Joseph Douek, an investment manager who is also a member of the City Planning Commission in New York, hopes to raise $75 million for a new fund that will invest in housing developments in Brooklyn. Mr. Douek said he did not believe his roles as a fund manager and a planning commissioner member presented a conflict of interest. He said a conflict would arise only if a development project needed approval from the planning commission, something he did not expect he would need.
Potential investors are looking beyond the coasts. McNally Capital, a Chicago investment firm backed by some heirs of the Rand McNally map company, is considering financing housing developments in the South and Midwest.
One investor who has seized on the opportunity-zone-fund provision is Mr. Scaramucci, well known on Wall Street as a self-promoter who holds a glitzy annual hedge fund conference in Las Vegas. SkyBridge Capital, his investment firm, is aggressively pitching what it has billed as a $3 billion portfolio that will invest across the country.
The fund, organized as a real estate investment trust, has gotten off to a rocky start.

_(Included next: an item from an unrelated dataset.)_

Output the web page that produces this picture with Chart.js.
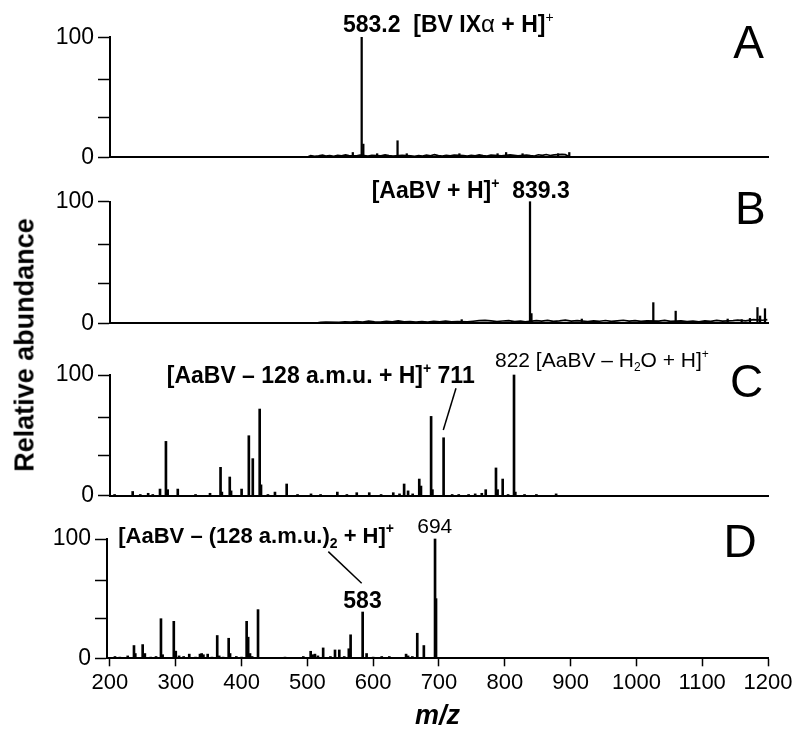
<!DOCTYPE html>
<html><head><meta charset="utf-8">
<script src="https://cdn.jsdelivr.net/npm/chart.js@4.4.0/dist/chart.umd.min.js"></script>
<style>
html,body{margin:0;padding:0;background:#fff;}
#wrap{position:relative;width:800px;height:741px;overflow:hidden;background:#fff;}
canvas{position:absolute;left:0;top:0;}
#ytitle{position:absolute;left:25px;top:345px;transform:translate(-50%,-50%) rotate(-90deg);font:bold 27px "Liberation Sans",Arial,sans-serif;white-space:nowrap;line-height:1;color:#000;}
</style></head><body>
<div id="wrap">
<canvas id="cA" width="800" height="741"></canvas>
<canvas id="cB" width="800" height="741"></canvas>
<canvas id="cC" width="800" height="741"></canvas>
<canvas id="cD" width="800" height="741"></canvas>
<div id="ytitle">Relative abundance</div>
</div>
<script>
// ---------- data (m/z, relative abundance %) ----------
const xTickValues = [200,300,400,500,600,700,800,900,1000,1100,1200];
const yTickValues = [0,33,65,100];
const yTickLabels = ['0','','','100'];

const peaksA = [[569,4],[582.5,100],[585,11],[606,3],[637,13.8],[651,3],[731,3],[789,3],[802,4],[827,3],[881,3],[898,4]];
const noiseA = [[500,0.3],[505,1.5],[511,0.8],[517,1.2],[523,1.8],[528,1],[534,1.4],[540,0.9],[546,1.6],[552,1.2],
 [558,2],[563,1.5],[575,1.3],[580,1.8],[592,1.1],[598,1.6],[612,1.2],[618,2],[624,1.4],[630,1],
 [644,1.7],[657,1.2],[663,0.9],[669,1.5],[675,1.1],[681,1.8],[687,1.3],[693,2.2],[699,1.4],[705,1],
 [711,1.6],[717,1.2],[723,1.9],[737,1.4],[743,1],[749,1.7],[755,1.2],[761,2],[767,1.5],[773,1.1],
 [779,1.8],[795,1.3],[808,2],[814,1.6],[820,1.2],[833,1.8],[839,1.4],[845,1.1],[851,2.1],[857,1.6],
 [863,2.3],[869,1.5],[875,2],[887,2.4],[892,2.2],[899,0.3]];

const peaksB = [[734.5,3],[838.3,100],[840.5,8],[917,3.5],[1025.7,17],[1059.7,10],[1138.7,3.5],[1160,3],[1172.6,4],[1184,13],[1188,6],[1195.4,12]];
const noiseB = [[513,0.3],[520,0.8],[528,1],[548,0.8],[557,1.2],[566,1],[575,1.5],[584,1.1],[593,1.8],[602,1.2],
 [611,1],[620,1.6],[629,1.3],[638,2],[647,1.2],[656,1.5],[665,1.1],[674,1.4],[683,1],[692,1.6],
 [701,1.2],[710,1.8],[719,1.3],[728,1.5],[743,1.2],[752,1.7],[761,2.2],[770,2.4],[779,2],[788,1.5],
 [797,1.9],[806,2.2],[815,1.4],[824,1.8],[831,1.2],[848,2.2],[856,1.8],[865,2.4],[874,1.6],[883,2],
 [892,2.6],[901,1.8],[910,2.2],[926,1.5],[935,2],[944,1.7],[953,2.3],[962,1.6],[971,2],[980,2.5],
 [989,1.8],[998,2.2],[1007,1.6],[1016,2],[1034,1.8],[1043,2.4],[1052,1.6],[1068,2],[1077,1.5],[1086,1.9],
 [1095,1.3],[1104,2],[1113,1.6],[1122,2.4],[1131,1.8],[1147,2.2],[1154,2.6],[1166,2],[1178,3],[1192,2.5],[1199,3]];

const peaksC = [[207,1],[234.5,3.5],[246,1],[258,2],[265,1],[276,5.5],[285,45],[287.6,5],[303,5.5],[330,1],
 [352,2],[368,23.5],[370,3],[382,15.5],[384,4],[400,5.5],[411,49.7],[417,30.7],[427.5,71.8],[429.5,9],
 [440,1],[450.7,3],[468.5,9.7],[485,1],[505.5,1.5],[520,1],[545.5,3],[560,1],[575,2.5],[594,2.5],
 [612,1],[630.5,2.5],[640,1.5],[647,9.7],[653,4],[660,1.5],[670,13.8],[672.6,8],[688,65.7],[690,5],
 [707,48],[720,1],[730,1],[745,1],[755,1.5],[765,2],[771,5],[786.6,23],[789,5],[796.8,13.8],
 [805,1],[814,100],[816,3],[830,1],[848,1],[878,1.5]];

const peaksD = [[207.6,1.5],[215,1],[227,2],[236.5,10.7],[238.5,4],[249.7,11.5],[253,4],[262,1],[270,1.5],[277.5,33.2],
 [280,3],[297,31],[300,6],[305,2],[312,1.5],[320.5,3.5],[330,1],[336.8,3.5],[339.4,4],[342,3],
 [348.5,3.5],[355,1],[363,19.1],[366,2],[372,1],[380.4,16.8],[382.5,4],[392,1.5],[400,1],[407.7,31],
 [410,17.7],[412.8,4],[416,1.5],[425,40.8],[466,1],[493.8,1.5],[505,5.9],[508,3],[511.5,3.5],[516,2],
 [524,8.7],[535,1.5],[542,7],[548.5,7],[556,1.5],[563,8],[565.7,19.7],[584,38.8],[590,4],[600,1],
 [613,1.5],[624.5,1.5],[650,3.5],[653,2],[659.5,1.5],[667,21],[677,10.7],[694,100],[695.5,50]];

// ---------- drawing ----------
const FONT = '"Liberation Sans", Arial, Helvetica, sans-serif';
const PLOT_RIGHT = 768;

function seg(t, weight, size, dy){ return {t, weight, size, dy: dy || 0}; }

function annotPlugin(p){
  return {
    id: 'annot',
    afterDatasetsDraw(chart){
      const ctx = chart.ctx, xs = chart.scales.x, ys = chart.scales.y;
      ctx.save();
      ctx.fillStyle = '#000'; ctx.strokeStyle = '#000';
      ctx.textAlign = 'left'; ctx.textBaseline = 'alphabetic';
      (p.lines || []).forEach(l => {
        ctx.lineWidth = 1.5;
        ctx.beginPath();
        ctx.moveTo(xs.getPixelForValue(l[0]), ys.getPixelForValue(l[1]));
        ctx.lineTo(xs.getPixelForValue(l[2]), ys.getPixelForValue(l[3]));
        ctx.stroke();
      });
      (p.texts || []).forEach(t => {
        let cx = xs.getPixelForValue(t.x);
        const by = ys.getPixelForValue(t.y);
        t.segs.forEach(s => {
          ctx.font = `${s.weight} ${s.size}px ${FONT}`;
          ctx.fillText(s.t, cx, by + s.dy);
          cx += ctx.measureText(s.t).width;
        });
      });
      ctx.restore();
    }
  };
}

function makeChart(p){
  const el = document.getElementById(p.id);
  const datasets = [{
    type: 'bar',
    data: p.points.map(([x, y]) => ({x, y})),
    backgroundColor: '#000', borderWidth: 0, barThickness: p.bar, clip: false
  }];
  if (p.noise) {
    datasets.push({
      type: 'line',
      data: p.noise.map(([x, y]) => ({x, y})),
      borderColor: '#000', borderWidth: 1.6, pointRadius: 0, tension: 0, fill: false
    });
  }
  return new Chart(el, {
    type: 'bar',
    data: { datasets },
    options: {
      responsive: false, animation: false, devicePixelRatio: 1,
      layout: { padding: { left: 0, right: 800 - PLOT_RIGHT, top: p.top, bottom: p.showX ? 0 : 741 - p.bottom } },
      plugins: { legend: { display: false }, tooltip: { enabled: false } },
      scales: {
        x: {
          type: 'linear', min: p.xMin, max: 1200, offset: false,
          grid: { display: p.showX, drawOnChartArea: false, tickLength: 8, tickWidth: 1.5, tickColor: '#000', offset: false },
          border: { display: true, color: '#000', width: 2 },
          ticks: { display: p.showX, color: '#000', font: { family: FONT, size: 22 }, padding: 3, maxRotation: 0, autoSkip: false,
                   callback: v => String(v) },
          title: { display: p.showX, text: 'm/z', color: '#000',
                   font: { family: FONT, size: 27, weight: 'bold', style: 'italic', lineHeight: 1.2 },
                   padding: { top: 0, bottom: 8 } },
          afterBuildTicks: s => { s.ticks = xTickValues.map(v => ({value: v})); },
          afterFit: s => { s.height = p.showX ? 741 - p.bottom : 0; s.paddingLeft = 0; s.paddingRight = 0; }
        },
        y: {
          min: 0, max: 100,
          grid: { display: true, drawOnChartArea: false, tickLength: 12, tickWidth: 1.5, tickColor: '#000' },
          border: { display: true, color: '#000', width: 2 },
          ticks: { color: '#000', font: { family: FONT, size: 23 }, padding: 4,
                   callback: (v, i) => yTickLabels[i] },
          afterBuildTicks: s => { s.ticks = yTickValues.map(v => ({value: v})); },
          afterFit: s => { s.width = p.left; s.paddingTop = 0; s.paddingBottom = 0; }
        }
      }
    },
    plugins: [annotPlugin(p)]
  });
}

const panels = [
  { id: 'cA', points: peaksA, noise: noiseA, top: 37.3, bottom: 157.3, left: 110, xMin: 200, showX: false, bar: 1.6,
    texts: [
      { x: 554.1, y: 104.2, segs: [seg('583.2  [BV IX','bold',23), seg('α','normal',24), seg(' + H]','bold',23), seg('+','normal',14,-10)] },
      { x: 1147, y: 82.5, segs: [seg('A','normal',46)] }
    ] },
  { id: 'cB', points: peaksB, noise: noiseB, top: 201.7, bottom: 323.3, left: 110, xMin: 200, showX: false, bar: 1.6,
    texts: [
      { x: 597.7, y: 102.8, segs: [seg('[AaBV + H]','bold',23), seg('+','bold',14,-10), seg('  839.3','bold',23)] },
      { x: 1149.8, y: 81.7, segs: [seg('B','normal',46)] }
    ] },
  { id: 'cC', points: peaksC, top: 375, bottom: 495.7, left: 110, xMin: 200, showX: false, bar: 2,
    lines: [[725.8, 89, 706.5, 54.4]],
    texts: [
      { x: 286.2, y: 93.4, segs: [seg('[AaBV – 128 a.m.u. + H]','bold',23), seg('+','bold',14,-10), seg(' 711','bold',23)] },
      { x: 785.1, y: 106.9, segs: [seg('822 [AaBV – H','normal',21), seg('2','normal',12,4), seg('O + H]','normal',21), seg('+','normal',12,-9)] },
      { x: 1142.2, y: 82, segs: [seg('C','normal',46)] }
    ] },
  { id: 'cD', points: peaksD, top: 539, bottom: 658.3, left: 107, xMin: 195.5, showX: true, bar: 2,
    lines: [[531.8, 89.4, 582.5, 62.9]],
    texts: [
      { x: 212.6, y: 96.4, segs: [seg('[AaBV – (128 a.m.u.)','bold',22), seg('2','bold',14,5), seg(' + H]','bold',22), seg('+','bold',14,-10)] },
      { x: 666.9, y: 104.8, segs: [seg('694','normal',21)] },
      { x: 554.6, y: 41.9, segs: [seg('583','bold',23)] },
      { x: 1132.2, y: 85.2, segs: [seg('D','normal',46)] }
    ] }
];

panels.forEach(makeChart);
</script>
</body></html>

Just weeks after it was formally started in late December, it lost one of its partners, EJF Capital. Mr. Scaramucci then brought in Westport Capital Advisors, a real estate investing firm, to manage the fund. Despite the turmoil, dozens of potential investors attended a forum this month at the Manhattan offices of the law firm K&L Gates to hear Mr. Scaramucci iscuss the benefits of opportunity zones.
An initial marketing document for Mr. Scaramucci’s fund advertises the prospect of “meaningful social benefits” from investing in opportunity zones, including job creation and reduced poverty. It also details how a hypothetical investor could earn a return over 10 years that is triple what she would get from a similar fund that did not offer the new tax advantage.
Brett Messing, SkyBridge’s president, said the projected return was “just math” that was not unique to the SkyBridge fund. He said the key to achieving number was finding the right projects to invest in.
“You’ve got to make money,” said Mr. Messing. “You have to generate gains and you have to preserve the tax benefits.”